Note that I can not do:
vector <int> a[1000000000000];
a[number].push_back(all_positions);
Because a will be too large (there's a memory restriction). (let's say I have only 3000 elements, but they're values are from 0 to 2^32)
So, in the example above, I would want to know all the positions 1241 is appearing on without iterating again through all the read elements.
In other words, how can I associate to the number "1241" the positions "1,6,7" so I can simply access them in O(1) (where 1 actually is the number of positions the element appears)
If there's no O(1) I want to know what's the optimal one ...
I don't know if I've made myself clear. If not, just say it and I'll update my question :)
You need to use some sort of dynamic array, like a vector (std::vector) or other similar containers (std::list, maybe, it depends on your needs).
Such data structures are safer and easier to use than C-style array, since they take care of memory management.
If you also need to look for an element in O(1) you should consider using some structures that will associate both an index to an item and an item to an index. I don't think STL provides any, but boost should have something like that.
If O(log n) is a cost you can afford, also consider std::map
You can use what is commonly refered to as a multimap. That is, it stores Key and multiple values. This is an O(log) look up time.
If you're working with Visual Studios they provide their own hash_multimap, else may I suggest using Boost::unordered_map with a list as your value?
You don't need a sparse array of 1000000000000 elements; use an std::map to map positions to values.
If you want bi-directional lookup (that is, you sometimes want "what are the indexes for this value?" and sometimes "what value is at this index?") then you can use a boost::bimap.
Things get further complicated as you have values appearing more than once. You can sacrifice the bi-directional lookup and use a std::multimap.
You could use a map for that. Like:
std::map<int, std::vector<int>> MyMap;
So everytime you encounter a value while reading the file, you append it's position to the map. Say X is the value you read and Y is the position then you just do
MyMap[X].push_back( Y );
Instead of you array use
std::map<int, vector<int> > a;
You need an associative collection but you might want to associated with multiple values.
You can use std::multimap< int, int >
or
you can use std::map< int, std::set< int > >
I have found in practice the latter is easier for removing items if you just need to remove one element. It is unique on key-value combinations but not on key or value alone.
If you need higher performance then you may wish to use a hash_map instead of map. For the inner collection though you will not get much performance in using a hash, as you will have very few duplicates and it is better to std::set.
There are many implementations of hash_map, and it is in the new standard.

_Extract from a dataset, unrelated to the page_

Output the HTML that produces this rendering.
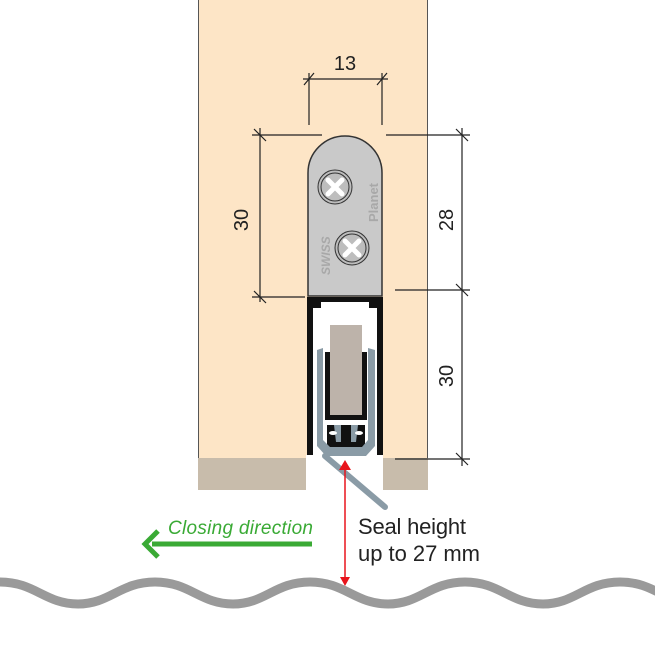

If you don't have the new standard, go for boost.
It seems you need a std::map<int,int>. You can store the mapping such as 1241->0 124515->1 etc. Then perform a look up on this map to get the array index.
Besides the std::map solution offered by others here (O(log n)), there's the approach of a hash map (implemented as boost::unordered_map or std::unordered_map in C++0x, supported by modern compilers).
It would give you O(1) lookup on average, which often is faster than a tree-based std::map. Try for yourself.
You can use a std::multimap to store both a key (e.g. 1241) and multiple values (e.g. 1, 6 and 7).
An insert has logarithmic complexity, but you can speed it up if you give the insert method a hint where it can insert the item.
For O(1) lookup you could hash the number to find its entry (key) in a hash map (boost::unordered_map, dictionary, stdex::hash_map etc)
The value could be a vector of indices where the number occurs or a 3000 bit array (375 bytes) where the bit number for each respective index where the number (key) occurs is set.
boost::unordered_map<unsigned long, std::vector<unsigned long>> myMap;
for(unsigned long i = 0; i < sizeof(a)/sizeof(*a); ++i)
{
myMap[a[i]].push_back(i);
}
Instead of storing an array of integer, you could store an array of structure containing the integer value and all its positions in an array or vector.